The old tricks were there: the giant exploding balloons bouncing around the crowd during Bliss, the space-age livery which in this case looked like three men in go-kart outfits and the Rage Against The Machine meets Led Zeppelin end-of-song jams, which gave head bangers an extra opportunity to get stuck in.

Matt Bellamy's taste for pomposity remained undiminished too.

The handful of new songs unleashed on a Brighton crowd lucky enough to get tickets for this show as part of a short "intimate" tour to promote seventh album, Drones, had more in common with 1980s hair metal and Motley Crue than much of what Muse have done before.

The tracks sounded stadium ready, as did the band's impossibly precise delivery, which at times meant it was almost too slick, with Matt Bellamy's layers of vocal backing tracks occasionally whirling round the room one too many times.

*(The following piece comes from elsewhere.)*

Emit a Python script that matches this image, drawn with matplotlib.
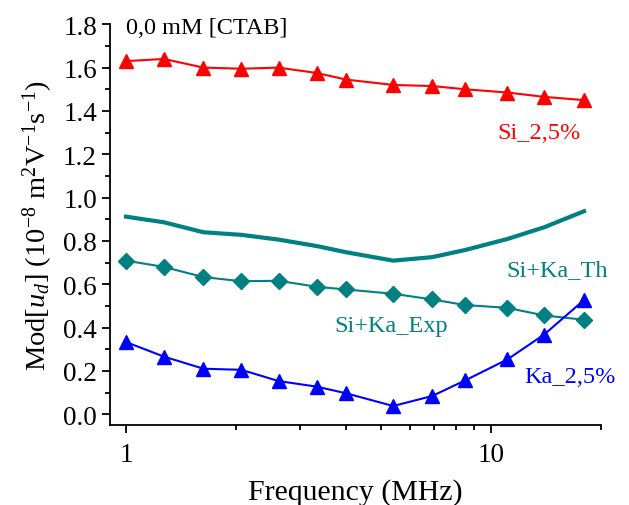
import numpy as np
import matplotlib
matplotlib.use('Agg')
import matplotlib.pyplot as plt
from matplotlib.ticker import FixedLocator, NullFormatter, MultipleLocator

freq = [1.0, 1.27, 1.63, 2.07, 2.62, 3.34, 4.0, 5.4, 6.9, 8.5, 11.1, 14.0, 18.0]
si_25 = [1.63, 1.64, 1.60, 1.595, 1.60, 1.575, 1.545, 1.52, 1.515, 1.50, 1.485, 1.465, 1.45]
sika_exp = [0.709, 0.68, 0.633, 0.614, 0.616, 0.588, 0.576, 0.556, 0.53, 0.504, 0.491, 0.456, 0.436]
sika_th = [0.912, 0.886, 0.84, 0.828, 0.806, 0.776, 0.748, 0.709, 0.725, 0.758, 0.809, 0.863, 0.937]
ka_25 = [0.333, 0.266, 0.21, 0.205, 0.153, 0.127, 0.097, 0.038, 0.084, 0.156, 0.253, 0.368, 0.527]

plt.rcParams['font.family'] = ['Liberation Serif', 'DejaVu Serif']
plt.rcParams['mathtext.fontset'] = 'custom'
plt.rcParams['mathtext.rm'] = 'Liberation Serif'
plt.rcParams['mathtext.it'] = 'Liberation Serif:italic'

teal = '#008080'

fig = plt.figure(figsize=(6.29, 5.06), dpi=100)
ax = fig.add_axes([0.175, 0.158, 0.78, 0.792])

ax.plot(freq, si_25, color='red', lw=1.5, marker='^', ms=10)
ax.plot(freq, sika_th, color=teal, lw=3)
ax.plot(freq, sika_exp, color=teal, lw=1.5, marker='D', ms=8)
ax.plot(freq, ka_25, color='blue', lw=1.5, marker='^', ms=10)

ax.set_xscale('log')
ax.set_xlim(0.904, 20)
ax.set_ylim(-0.05, 1.8)

ax.xaxis.set_major_locator(FixedLocator([1, 10]))
ax.xaxis.set_minor_locator(FixedLocator([2, 3, 4, 5, 6, 7, 8, 9, 20]))
ax.xaxis.set_minor_formatter(NullFormatter())
ax.set_xticklabels(['1', '10'])
ax.yaxis.set_major_locator(MultipleLocator(0.2))
ax.yaxis.set_minor_locator(MultipleLocator(0.1))
ax.yaxis.set_major_formatter(plt.FuncFormatter(lambda v, p: '%.1f' % v))

ax.spines['top'].set_visible(False)
ax.spines['right'].set_visible(False)
for s in ['left', 'bottom']:
    ax.spines[s].set_linewidth(1.3)
ax.tick_params(axis='y', which='major', direction='out', length=6, width=1.3, labelsize=19.5)
ax.tick_params(axis='y', which='minor', direction='out', length=3.5, width=1.3)
ax.tick_params(axis='x', which='major', direction='out', length=6, width=1.3, labelsize=19.5, pad=6)
ax.tick_params(axis='x', which='minor', direction='out', length=3.5, width=1.3)

ax.set_xlabel('Frequency (MHz)', fontsize=21.5, labelpad=8)
ax.set_ylabel(r'Mod[$\mathit{u}_\mathit{d}$] (10$^{-8}$ m$^{2}$V$^{-1}$s$^{-1}$)', fontsize=20.5, labelpad=6)

ax.text(0.033, 0.993, '0,0 mM [CTAB]', transform=ax.transAxes, fontsize=17.5, va='center', ha='left')
ax.text(0.79, 0.731, 'Si_2,5%', transform=ax.transAxes, fontsize=17.5, va='center', ha='left', color='red')
ax.text(0.807, 0.389, 'Si+Ka_Th', transform=ax.transAxes, fontsize=17.5, va='center', ha='left', color=teal)
ax.text(0.458, 0.249, 'Si+Ka_Exp', transform=ax.transAxes, fontsize=17.5, va='center', ha='left', color=teal)
ax.text(0.845, 0.12, 'Ka_2,5%', transform=ax.transAxes, fontsize=17.5, va='center', ha='left', color='blue')

fig.savefig('out.png', dpi=100)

The singer revealed the band recorded Absolution in Winston Churchill's old house Brighton over a two-month period in 2002, and called the city a cooler version of Teignmouth before racing into Time Is Running Out, which, in truth, sounded of its time and a little dated.

But there is a reason Muse are among the biggest British bands of the last 20 years.

A handful of new songs were sprinkled into a set filled with bangers from right across the back catalogue, including an angry, snarling Uno and the brilliant Hysteria, with its drill-like bass line driving the band's anxious world view home.